Невольно хочется задать один-единственный вопрос: любой другой танцовщик в свои пятьдесят два года, будучи столь же больным, как был болен Рудольф Нуреев во время приезда в Ленинград, станцевал бы лучше?! Да, прыжки Рудольфа были уже не такими легкими, как раньше, а исполнение не отличалось прежней четкостью, но он ТАНЦЕВАЛ! Танцевал, заметим, сложнейшую технически партию — в его возрасте, когда обычно уже давно не танцуют, и в его критическом состоянии здоровья! Это было своеобразным подвигом. Желтые сабо, в которых его запомнили на последних репетициях в Мариинке, Рудольф надевал прежде всего потому, что в них было комфортнее его натруженным, деформированным ступням. Так что горячие аплодисменты, крики «браво» и огромные букеты в конце спектакля были вполне заслуженными и, как бы ни хотелось этого некоторым критикам, относились вполне к настоящему, а не прошлому.
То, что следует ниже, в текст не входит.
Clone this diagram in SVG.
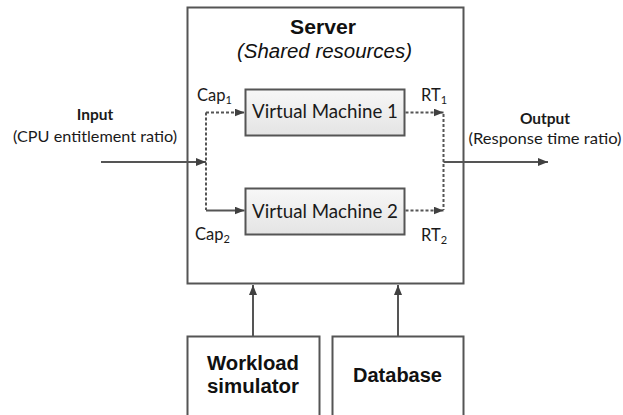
<svg xmlns="http://www.w3.org/2000/svg" width="623" height="415" viewBox="0 0 623 415">
<defs>
  <linearGradient id="vmfill" x1="0" y1="0" x2="0" y2="1">
    <stop offset="0" stop-color="#f7f7f7"/>
    <stop offset="1" stop-color="#e4e4e4"/>
  </linearGradient>
  <marker id="arr" viewBox="0 0 10 8" refX="10" refY="4" markerWidth="10" markerHeight="8" markerUnits="userSpaceOnUse" orient="auto">
    <path d="M0,0 L10,4 L0,8 z" fill="#404040"/>
  </marker>
</defs>
<style>
  .box { fill: #ffffff; stroke: #555555; stroke-width: 2; }
  .vm { fill: url(#vmfill); stroke: #555555; stroke-width: 2; }
  .solid { fill: none; stroke: #555555; stroke-width: 2; }
  .dot { fill: none; stroke: #555555; stroke-width: 2; stroke-dasharray: 3 2; }
  .arial { font-family: "Liberation Sans", Arial, sans-serif; fill: #111111; }
  .cal { font-family: Lato, "Open Sans", sans-serif; fill: #1a1a1a; }
  .b { font-weight: bold; }
  .i { font-style: italic; }
  .mid { text-anchor: middle; }
</style>

<g id="server">
  <rect class="box" x="187.5" y="7.5" width="276" height="276"/>
  <text class="arial b mid" x="323" y="34" font-size="20" textLength="66" lengthAdjust="spacingAndGlyphs">Server</text>
  <text class="arial i mid" x="324.5" y="58" font-size="20.5" textLength="175" lengthAdjust="spacingAndGlyphs">(Shared resources)</text>
</g>

<g id="vm1">
  <rect class="vm" x="245.5" y="89.5" width="159" height="46"/>
  <text class="cal mid" x="325" y="118" font-size="18.5" textLength="146" lengthAdjust="spacingAndGlyphs">Virtual Machine 1</text>
</g>

<g id="vm2">
  <rect class="vm" x="245.5" y="188.5" width="159" height="46"/>
  <text class="cal mid" x="325" y="217.5" font-size="18.5" textLength="146" lengthAdjust="spacingAndGlyphs">Virtual Machine 2</text>
</g>

<g id="workload">
  <rect class="box" x="187.5" y="336.5" width="132" height="100"/>
  <text class="arial b mid" x="253" y="370" font-size="20" textLength="92" lengthAdjust="spacingAndGlyphs">Workload</text>
  <text class="arial b mid" x="253" y="393" font-size="20" textLength="92" lengthAdjust="spacingAndGlyphs">simulator</text>
</g>

<g id="database">
  <rect class="box" x="332.5" y="336.5" width="131" height="100"/>
  <text class="arial b mid" x="397.5" y="381.5" font-size="20" textLength="89" lengthAdjust="spacingAndGlyphs">Database</text>
</g>

<g id="input-label">
  <text class="cal b mid" x="95" y="120" font-size="15.5">Input</text>
  <text class="cal mid" x="95" y="142" font-size="15.8" textLength="164" lengthAdjust="spacingAndGlyphs">(CPU entitlement ratio)</text>
</g>

<g id="output-label">
  <text class="cal b mid" x="545" y="124" font-size="15.5">Output</text>
  <text class="cal mid" x="545" y="144" font-size="15.8" textLength="153" lengthAdjust="spacingAndGlyphs">(Response time ratio)</text>
</g>

<g id="signal-labels">
  <text class="cal" x="197" y="101" font-size="16.5">Cap<tspan font-size="11" dy="3">1</tspan></text>
  <text class="cal" x="421" y="100.5" font-size="16.5">RT<tspan font-size="11" dy="3">1</tspan></text>
  <text class="cal" x="195" y="240" font-size="16.5">Cap<tspan font-size="11" dy="3">2</tspan></text>
  <text class="cal" x="421" y="241" font-size="16.5">RT<tspan font-size="11" dy="3">2</tspan></text>
</g>

<g id="connectors">
  <line class="solid" x1="101" y1="162" x2="206" y2="162" marker-end="url(#arr)"/>
  <line class="dot" x1="206" y1="112.5" x2="206" y2="210"/>
  <line class="dot" x1="206" y1="112.5" x2="244.5" y2="112.5" marker-end="url(#arr)"/>
  <line class="solid" x1="206" y1="210.5" x2="244.5" y2="210.5" marker-end="url(#arr)"/>
  <line class="dot" x1="405.5" y1="112.5" x2="443.5" y2="112.5" marker-end="url(#arr)"/>
  <line class="dot" x1="405.5" y1="210.5" x2="443.5" y2="210.5" marker-end="url(#arr)"/>
  <line class="dot" x1="443.5" y1="114" x2="443.5" y2="210"/>
  <line class="solid" x1="443.5" y1="162" x2="548" y2="162" marker-end="url(#arr)"/>
  <line class="solid" x1="253" y1="336" x2="253" y2="285" marker-end="url(#arr)"/>
  <line class="solid" x1="398" y1="336" x2="398" y2="285" marker-end="url(#arr)"/>
</g>
</svg>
Его очаровательная, воздушно-легкая партнерша Жанна Аюпова в завершение коды сильфид и Джеймса поскользнулась и упала недалеко от партнера. На лице танцующего Рудольфа промелькнул секундный тревожный порыв — остановиться и помочь ей подняться, но заметив, что Жанна уже встала и вновь танцует, он завершил коду вместе с другими артистами.
«Только на спектакле при первой встрече я вдруг реально ощутила, что от него исходит энергия необыкновенной силы, — признавалась Жанна впоследствии. — Этого я не предполагала — все-таки человек был в возрасте. В тот момент я поняла, что его сценическая магия — не миф: он действительно был в состоянии гипнотизировать. И — необыкновенное обаяние. Меня это поразило и помогло мне. Я чувствовала партнера рядом, хотя в «Сильфиде» как такового дуэтного танца почти нет.
Конечно, ему было очень тяжело. Танцевал он не лучшим образом, но зал принимал его потрясающе. До такой степени, что в первые моменты после поднятия занавеса я просто не слышала музыки — шквал аплодисментов…
При этом он никогда не забывал о существовании партнерши. Мне было очень удобно: первый раз в жизни я так чувствовала партнера. Он буквально смотрел в глаза, от него исходило какое-то сияние. Потрясающе!
— Было ли на том спектакле в Мариинском театре понятно, что это очень крупный балетный танцовщик? Ведь в тот момент он фактически уже перестал им быть — скорее пребывал в качестве поп-идола…
— Я не смотрела на него, как на Майкла Джексона, но я понимала, кто он. Конечно, это были уже не те танцы, но для меня это не имело значения. Кто-то кричал, что он плохо танцует, но говорить так — значит совсем ничего не понимать ни в ситуации, ни в танцах».
Вернувшись в Париж, Рудольф впервые в жизни негативно отозвался о ленинградском балете в своем интервью. На вопрос, какие у него остались впечатления, он ответил:
— Неприятные. Все эти последние тридцать лет страна и танцевальное искусство не развивались, стали не лучше, а хуже. Русские танцовщики — очень высокомерные. Все пропитано какой-то идиотской рекламой: в России — самая лучшая танцевальная школа и самый лучший балет. Но теперь это не так. Нет прежней культуры.